By examining California’s Maze of Student Data, we began to understand better one of our earlier findings: that local educators we’ve talked to would welcome the state’s taking on a leadership role in developing a comprehensive statewide student data system that could help them in their efforts to improve their programs. In general, local educators tend to be wary of state efforts to gather more information from their institutions, due to the burdens that such requests typically entail. But in this case many institutions are already participating in voluntary reporting that adds cost and complexity without providing a complete picture of student progress.

So what did we find out about the existing set of mandatory reporting requirements?
California collects expansive sets of data about students in its systems of public education—data that, collectively, include many elements considered by national experts to be essential in measuring students’ educational progress to support better policy and practice.
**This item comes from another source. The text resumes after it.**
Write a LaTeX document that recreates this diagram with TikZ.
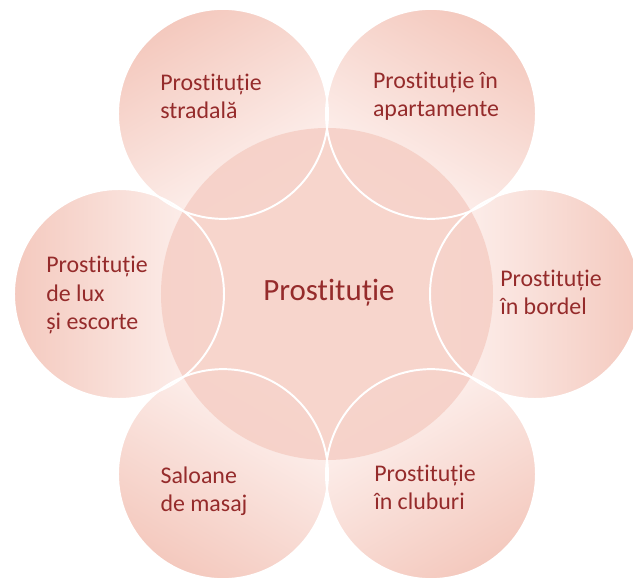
\documentclass[tikz,border=0pt]{standalone}
\usepackage{fontspec}
\setmainfont{Carlito}[Ligatures={NoCommon,NoContextual,NoRare},
                      Contextuals=NoAlternate]
\usepackage{xcolor}
\usepackage{tikz}

\definecolor{textred}{HTML}{952B2B}
\definecolor{pinkdark}{RGB}{244,201,190}
\definecolor{pinklight}{RGB}{254,245,243}
\definecolor{pinkmid}{RGB}{246,208,199}

\begin{document}
\begin{tikzpicture}
\useasboundingbox (-8.175,-7.175) rectangle (7.65,7.35);
\tikzstyle{outer}=[circle, minimum size=5.25cm, inner sep=0pt]
\foreach \a [evaluate=\a as \s using \a+90] in {0,60,...,300}{
	\node[outer, top color=pinklight, bottom color=pinkdark,
	      shading angle=\s] (o\a) at (\a:5.2){};
	}
\node[circle, minimum size=8.3cm, inner sep=0pt, fill=pinkmid,
      fill opacity=0.9] (centre) at (0,0){};
\foreach \a in {0,60,...,300}{
	\draw[white, line width=1.4pt] (o\a.center) circle (2.625);
	}
\tikzstyle{every node}=[text=textred, align=left,
                        font=\fontsize{17}{20}\selectfont]
\node (stradala) at (-2.9,4.95){Prostituție\\stradală};
\node (apart) at (2.725,4.95){Prostituție în\\apartamente};
\node (bordel) at (5.6,0.05){Prostituție\\în bordel};
\node (cluburi) at (2.45,-4.825){Prostituție\\în cluburi};
\node (masaj) at (-3.075,-4.925){Saloane\\de masaj};
\node (lux) at (-5.75,-0.025){Prostituție\\de lux\\și escorte};
\node[font=\fontsize{22}{26}\selectfont] (prost) at (0.05,0.025){Prostituție};
\end{tikzpicture}
\end{document}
But there’s a catch: the data are collected and maintained in systems that are not connected, were designed for different purposes, are subject to different regulations, and often use different data definitions. As a result of these disconnects, important information about student progress across institutions is often impossible to access, share, and use—whether at the state, regional, or local level. 

A significant weakness is that the disjointed systems contribute to fragmented education programming and policy making. As one person said, “We don't think through the movement of students through the various sectors. We just start with, ‘They've arrived, now we can start tracking. Oh, they left. Oh, darn it, that's too bad.’” 
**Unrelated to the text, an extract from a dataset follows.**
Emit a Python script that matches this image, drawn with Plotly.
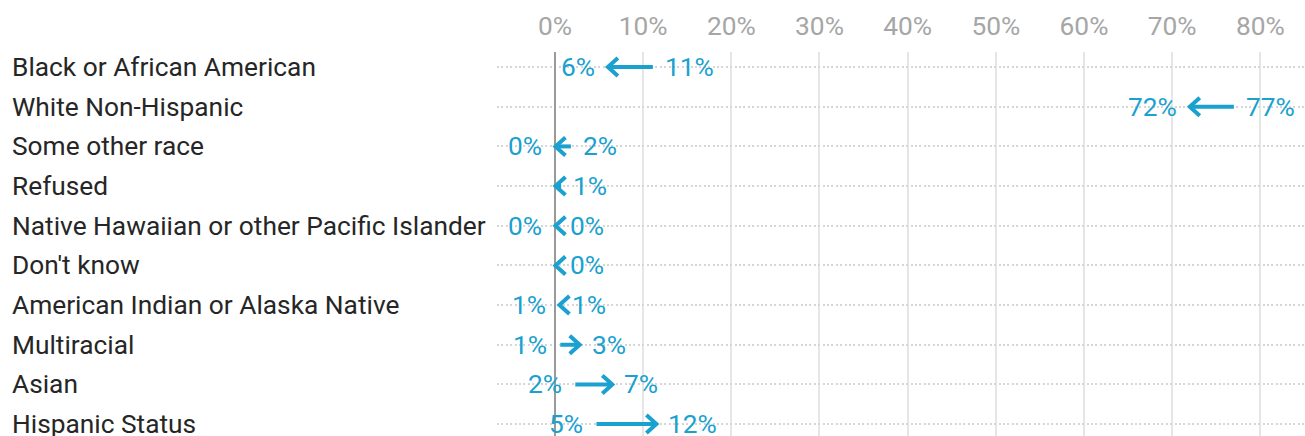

What did we learn about the full set of mandatory and voluntary relationships?
According to stakeholders, the current structure has major disadvantages, including that it reinforces a compliance approach to data, confuses policymakers and educators, and leads to duplication of effort and inefficiency. Most importantly, it leaves the state’s policymakers, educators, and taxpayers unable to answer important questions that are vital to understanding student success across institutions. For example, California is investing millions of dollars in strengthening educational pathways from high school into college. Which programs are most effective, and for which students? 

We’re about halfway through our study of California’s approach to gathering and sharing data about students’ progress. Our next report in this series will examine data sharing among local and regional partnerships, to be published early in 2018. We plan to share our recommendations in a final report a few months later. 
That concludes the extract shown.